【連載】凌ぎを削るメディカルツーリズム(3)凌ぎを削るメディカルツ-リズム

2013.04.12

特集

編集部

日本、中国人富裕層を取り込む

国内の病院でいち早く医療観光に取り組んだのは、千葉鴨川市の「亀田メディカルセンター」。2009年に国際的な信頼を保証するJCIの認証を国内で初めて取得した。

JCIは、米国の国際的な医療評価機関の認証。認証審査は、極めて厳しい。審査は、医療安全、感染管理、職員の資格確認、組織のリーダーシップなど350の評価基準にパスする必要がある。JCIは、世界の医療患者にとって病院選びの最低条件になっていることから国内の著名な私立病院や県立自治体病院などを中心にJCIの認証取得に動き出した。現在、世界45ヵ国、300の病院が認証されている。

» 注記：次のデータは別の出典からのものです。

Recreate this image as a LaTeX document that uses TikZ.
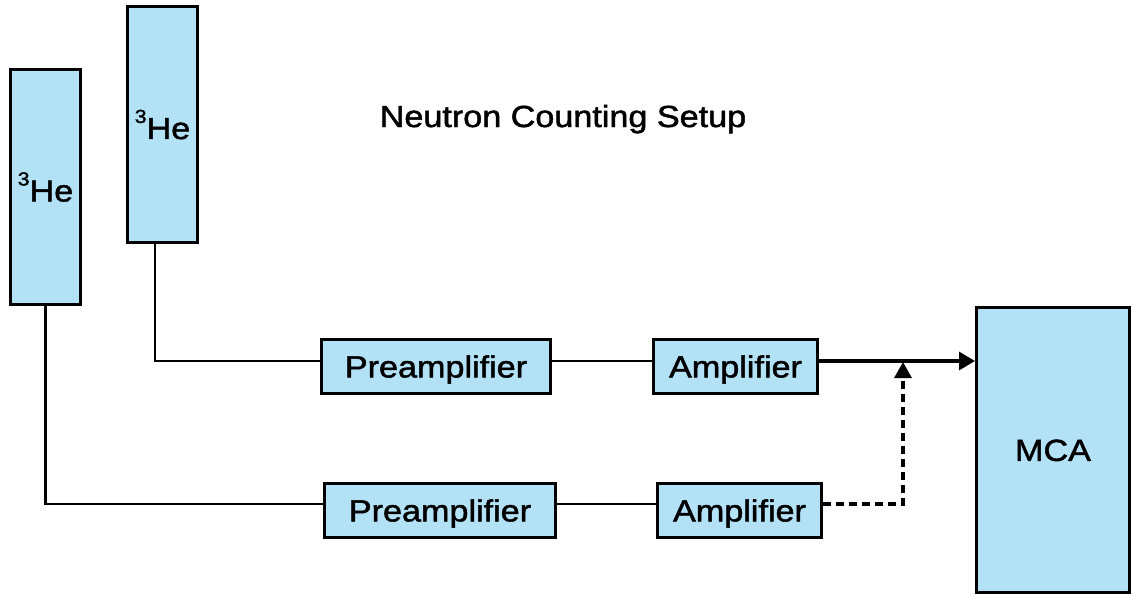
\documentclass[tikz,border=0pt]{standalone}
\usepackage{fontspec}
\setmainfont{Liberation Sans}[FakeStretch=1.12,FakeBold=1.6]
\usetikzlibrary{arrows.meta}
\definecolor{boxblue}{RGB}{179,225,246}
\newcommand{\HeLabel}{\raisebox{16pt}{\fontsize{19}{19}\selectfont 3}He}
\begin{document}
\begin{tikzpicture}[x=1pt,y=-1pt,
  box/.style={draw=black, line width=3pt, fill=boxblue, inner sep=0pt,
              font=\fontsize{30.5}{36}\selectfont},
  lbl/.style={text height=21.8pt, text depth=0pt},
  wire/.style={line width=2.3pt, draw=black},
  mainarrow/.style={line width=3.3pt, draw=black, -{Triangle[length=16pt,width=18pt]}},
  dasharrow/.style={line width=3.1pt, draw=black, dash pattern=on 8pt off 5pt,
                    -{Triangle[length=16pt,width=17pt]}}]
\useasboundingbox (0,0) rectangle (1132,595);

% title
\node[font=\fontsize{30.5}{36}\selectfont, anchor=base, inner sep=0pt] (title) at (563,127) {Neutron Counting Setup};

% detectors
\node[box, minimum width=70pt, minimum height=235pt] (he1) at (45.5,187) {\HeLabel};
\node[box, minimum width=70pt, minimum height=236pt] (he2) at (162.5,124.5) {\HeLabel};

% electronics
\node[box, lbl, minimum width=229pt, minimum height=54pt] (pre1) at (436,366.5) {Preamplifier};
\node[box, lbl, minimum width=164pt, minimum height=54pt] (amp1) at (735.5,366.5) {Amplifier};
\node[box, lbl, minimum width=231pt, minimum height=54pt] (pre2) at (440,510.5) {Preamplifier};
\node[box, lbl, minimum width=164pt, minimum height=54pt] (amp2) at (739.5,510.5) {Amplifier};
\node[box, lbl, minimum width=153pt, minimum height=285pt] (mca) at (1053,450) {MCA};

% signal levels
\coordinate (y1) at (0,361);
\coordinate (y2) at (0,504);
\coordinate (j) at (903,362);
\coordinate (he2out) at (155,0);

% connectors
\draw[wire] (he2.south -| he2out) |- (pre1.west |- y1);
\draw[wire] (he1.south) |- (pre2.west |- y2);
\draw[wire] (pre1.east |- y1) -- (amp1.west |- y1);
\draw[wire] (pre2.east |- y2) -- (amp2.west |- y2);
\draw[mainarrow] (amp1.east |- y1) -- (mca.west |- y1);
\draw[dasharrow] (amp2.east |- y2) -| (j);
\end{tikzpicture}
\end{document}
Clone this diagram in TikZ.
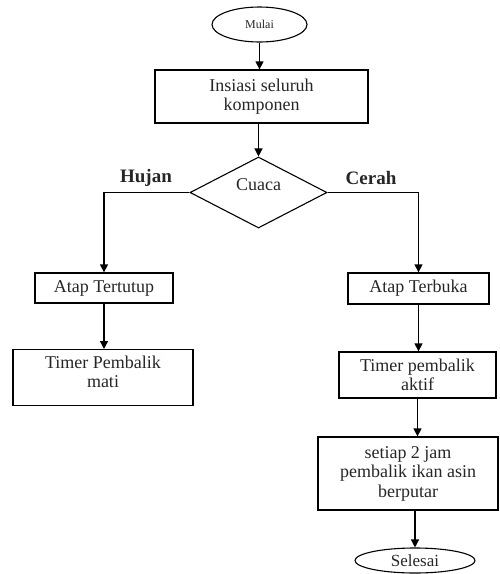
\documentclass[tikz,border=0pt]{standalone}
\usepackage{fontspec}
\setmainfont{Liberation Serif}
\usetikzlibrary{shapes.geometric,arrows.meta}
\begin{document}
\begin{tikzpicture}[x=1pt,y=-1pt,
  every node/.style={font=\fontsize{18}{19.5}\selectfont, text=black!85, align=center},
  box/.style={draw, line width=1.3pt, rectangle, inner sep=0pt},
  oval/.style={draw, line width=1.1pt, ellipse, inner sep=0pt},
  dec/.style={draw, line width=1.1pt, diamond, inner sep=0pt, minimum width=137pt, minimum height=71pt},
  lbl/.style={font=\fontsize{19}{21}\selectfont\bfseries},
  arr/.style={line width=1.3pt, -{Triangle[length=8pt,width=8pt]}}]
\useasboundingbox (0,0) rectangle (500,574);
\node[oval, minimum width=95pt, minimum height=35pt, font=\fontsize{12}{14}\selectfont] (mulai) at (259.5,24.5) {Mulai};
\node[box, minimum width=213pt, minimum height=53pt] (init) at (261.5,96.5) {Insiasi seluruh\\komponen};
\node[dec] (cuaca) at (258.5,192.5) {};
\node (cuacat) at (258.5,185) {Cuaca};
\node[lbl] (hujan) at (146,178) {Hujan};
\node[lbl] (cerah) at (371,178) {Cerah};
\node[box, minimum width=138pt, minimum height=30pt] (tutup) at (104,288) {Atap Tertutup};
\node[box, minimum width=141pt, minimum height=31pt] (buka) at (418.5,288.5) {Atap Terbuka};
\node[box, minimum width=180pt, minimum height=56pt, anchor=north] (mati) at (103,349) {};
\node (matit) at (103,372) {Timer Pembalik\\mati};
\node[box, minimum width=157pt, minimum height=46pt] (aktif) at (417.5,375) {Timer pembalik\\aktif};
\node[box, minimum width=180pt, minimum height=73pt] (setiap) at (408,473.5) {setiap 2 jam\\pembalik ikan asin\\berputar};
\node[oval, minimum width=120pt, minimum height=25pt, font=\fontsize{17}{19}\selectfont] (selesai) at (415,560.5) {Selesai};
\draw[arr] (mulai.south) -- (mulai.south |- init.north);
\draw[arr] (cuaca.north |- init.south) -- (cuaca.north);
\draw[arr] (cuaca.west) -| (tutup.north);
\draw[arr] (cuaca.east) -| (buka.north);
\draw[arr] (tutup.south) -- (tutup.south |- mati.north);
\draw[arr] (buka.south) -- (buka.south |- aktif.north);
\draw[arr] (aktif.south) -- (aktif.south |- setiap.north);
\draw[arr] (selesai.north |- setiap.south) -- (selesai.north);
\end{tikzpicture}
\end{document}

世界のメディカルツーリズムに乗り遅れまいと徳島県は、日本の自治体でいち早く医療観光に乗り出した。5年前から県内の大学病院と大手旅行会社の日本旅行と組んで中国人向けに糖尿病検査ツアーを企画。県内の大学病院に導入した全身を一度で診療・診断できる高度医療装置「陽電子放射断層撮影」を使って患者を診断。徳島県産の海藻を使った低カロリー食品、うず潮観光などをセットにして中国の患者と家族を呼び込んでいる。また、日本旅行は、大阪市の医療法人「聖援会」と提携して人間ドッグを受けた後、観光は東京、大阪など好きなところに行けるオーダーメイドが好評。

この中国人向け医療観光の値段は、一人平均100万円。中には、ホテルのデラックスル―ムや移動時にリムジンを手配、食事は三ツ星レストランと超豪華な観光を行う超富裕層もいる。

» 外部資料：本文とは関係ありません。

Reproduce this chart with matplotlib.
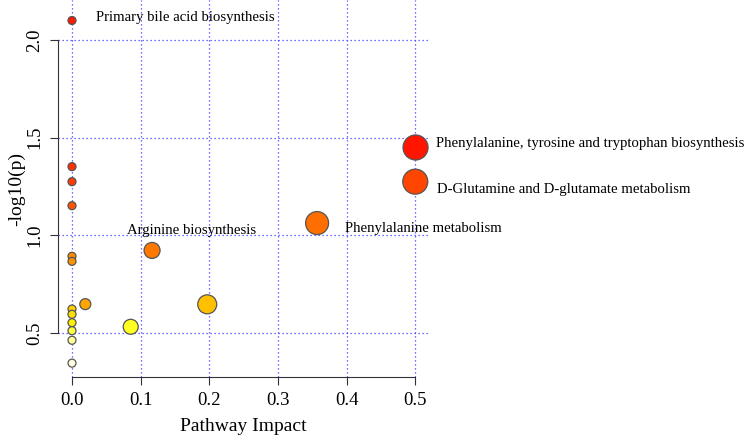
import matplotlib
matplotlib.use("Agg")
import matplotlib.pyplot as plt

# Data
impact = [0.0, 0.5004, 0.0, 0.0, 0.5, 0.0, 0.357, 0.1166, 0.0, 0.0,
          0.0194, 0.197, 0.0, 0.0, 0.0, 0.0855, 0.0, 0.0, 0.0]
neglogp = [2.10, 1.450, 1.352, 1.275, 1.275, 1.152, 1.063, 0.923, 0.893, 0.867,
           0.648, 0.647, 0.623, 0.596, 0.553, 0.532, 0.512, 0.463, 0.346]
diam_px = [8, 25, 8, 8, 25, 8, 23, 16, 8, 8,
           11, 19, 8, 8, 8, 15, 8, 8, 8]
colors = ["#FF1A00", "#FF1500", "#FF3000", "#FF3C00", "#FF4500", "#FF5200", "#FF6E00",
          "#FF7800", "#FF8A00", "#FF9200", "#FFA500", "#FFC000", "#FFD000",
          "#FFE000", "#FFF000", "#FFFF20", "#FFFF40", "#FFFF99", "#FFFFE0"]

labels = ["Primary bile acid biosynthesis", "Arginine biosynthesis",
          "Phenylalanine metabolism",
          "Phenylalanine, tyrosine and tryptophan biosynthesis",
          "D-Glutamine and D-glutamate metabolism"]
label_x = [0.035, 0.080, 0.397, 0.530, 0.5316]
label_y = [2.113, 1.025, 1.036, 1.471, 1.237]

xticks = [0.0, 0.1, 0.2, 0.3, 0.4, 0.5]
yticks = [0.5, 1.0, 1.5, 2.0]

plt.rcParams['font.family'] = ['Liberation Serif', 'DejaVu Serif']

fig = plt.figure(figsize=(7.5, 4.42), dpi=100)
ax = fig.add_axes([58/750, 65/442, (429-58)/750, 377/442])
ax.set_xlim(-0.0204, 0.52)
ax.set_ylim(0.275, 2.205)

for t in xticks:
    ax.axvline(t, color="#4040FF", lw=0.9, ls=(0, (1.0, 2.2)), zorder=1)
for t in yticks:
    ax.axhline(t, color="#4040FF", lw=0.9, ls=(0, (1.0, 2.2)), zorder=1)

sizes = [(d * 0.72) ** 2 for d in diam_px]
ax.scatter(impact, neglogp, s=sizes, c=colors, edgecolors="#555555",
           linewidths=0.9, zorder=3, clip_on=False)

for lab, lx, ly in zip(labels, label_x, label_y):
    ax.text(lx, ly, lab, fontsize=10.6, ha="left", va="center", zorder=4,
            clip_on=False)

for s in ["top", "right"]:
    ax.spines[s].set_visible(False)
ax.spines["left"].set_bounds(0.5, 2.0)
ax.spines["bottom"].set_bounds(0.0, 0.5)
ax.spines["left"].set_color("#333333")
ax.spines["bottom"].set_color("#333333")

ax.set_xticks(xticks)
ax.set_xticklabels([f"{t:.1f}" for t in xticks])
ax.set_yticks(yticks)
ax.set_yticklabels([f"{t:.1f}" for t in yticks], rotation=90, va="center")
ax.tick_params(axis="both", labelsize=13.5, length=5.5, color="#333333")
ax.tick_params(axis="y", pad=5)
ax.tick_params(axis="x", pad=5)

ax.set_xlabel("Pathway Impact", fontsize=14, labelpad=7)
ax.set_ylabel("-log10(p)", fontsize=14, labelpad=1)

fig.savefig("out.png", dpi=100)
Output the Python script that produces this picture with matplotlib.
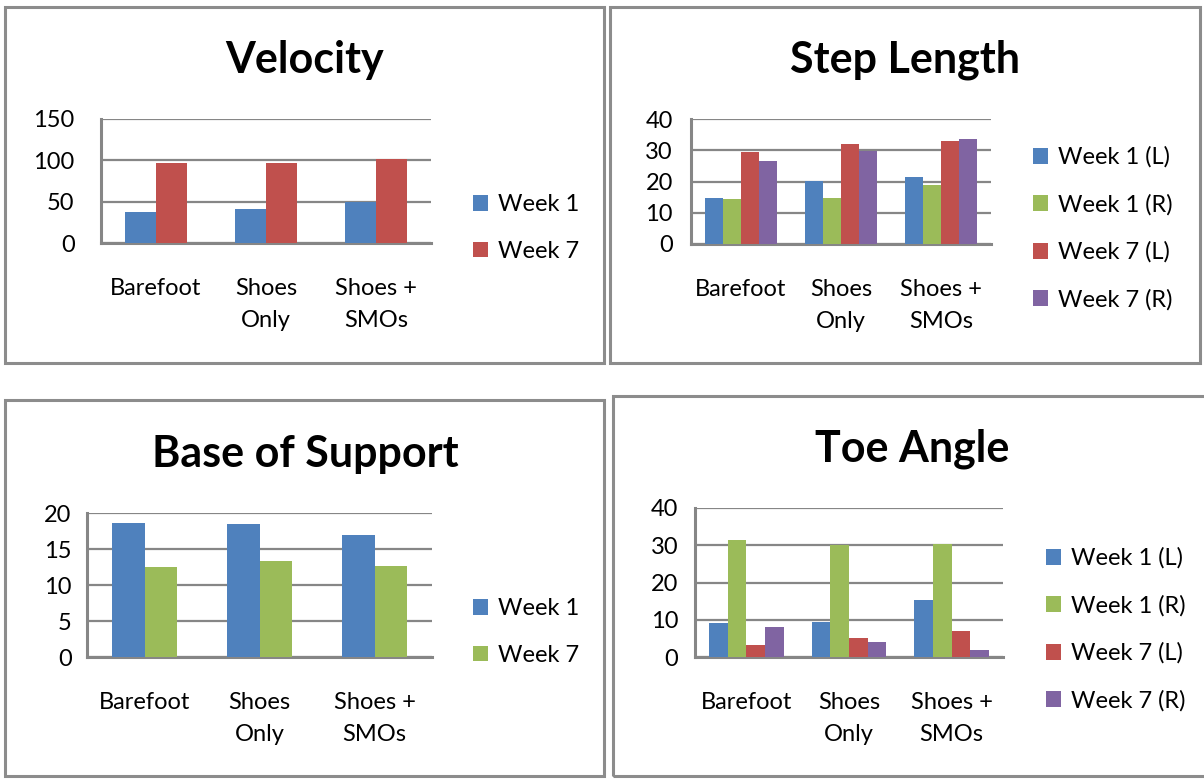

JTBは、医療ツーリズム専門部署を立ち上げ虎ノ門病院と提携して予約手続きの代行、通訳、病院への交通、宿泊施設の手配などのサービスを始めた。だが、中国、欧米、中近東、アジアなどの富裕層を病院で診療させるためには、医療技術にたけた通訳が極端に少ない。医療のPRにも制約があり販促に結び付きづらい。また、長期の医療ビザの発給、外国人に適応した食事、観光手配、帰国後のアフターフォロー体制など課題を抱える。また、旅行会社も治療面でのトラブルが起きた場合の対処法など慎重な動きにある。

政府は、新たに医療ビザの創設や対中国人の年収の基準緩和によるビザの発給などの施策を講じた。いずれも40兆円に達する医療費の削減や訪日観光外国人1800万人達成をメディカルツーリズムでも担うとの作戦。しかし、医療観光先進国の成功が日本にそのまま当てはまるか疑問だ。猿真似でない日本独自の医療観光戦略が官民挙げて必要となっている。